Home Secretary Suella Braverman used a newspaper interview to criticise celebrities who spoke out against her speech on migration, made in the United States last week.
Singer Sir Elton John said Ms Braverman, who had argued discrimination for being gay should not be enough to qualify for international refugee protection, risked “further legitimising hate and violence” against LGBT people.
Mrs Braverman, who has been tasked with helping to deliver Mr Sunak’s pledge of stopping boats of migrants from crossing the Channel, told the Mail On Sunday that celebrity critics were “out-of-touch pampered elites” who were “virtue-signalling”.

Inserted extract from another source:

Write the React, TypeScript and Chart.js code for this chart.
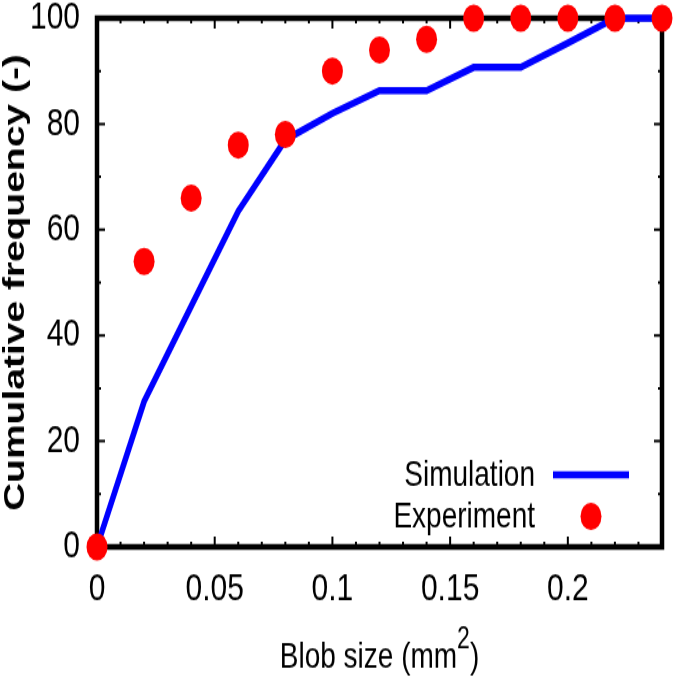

In her Stateside intervention, the Home Secretary called for the reform of international treaties, such as the United Nations’ Refugee Convention and the European Convention on Human Rights (ECHR), arguing that their definitions of what an asylum seeker is needed to be tightened.
Business Secretary Kemi Badenoch backed the remarks in comments made to The Sunday Times, adding that leaving the ECHR is “definitely something that needs to be on the table” — a stance that is likely to play well with the right of the party.
No 10 has regularly stated that it remains confident in its legal case for sending asylum seekers arriving via the Channel back to their country of origin or to Rwanda, a policy which is currently being challenged in the Supreme Court.
Speakers at the Tory conference on Sunday include Foreign Secretary James Cleverly, Defence Secretary Grant Shapps and party chairman Greg Hands.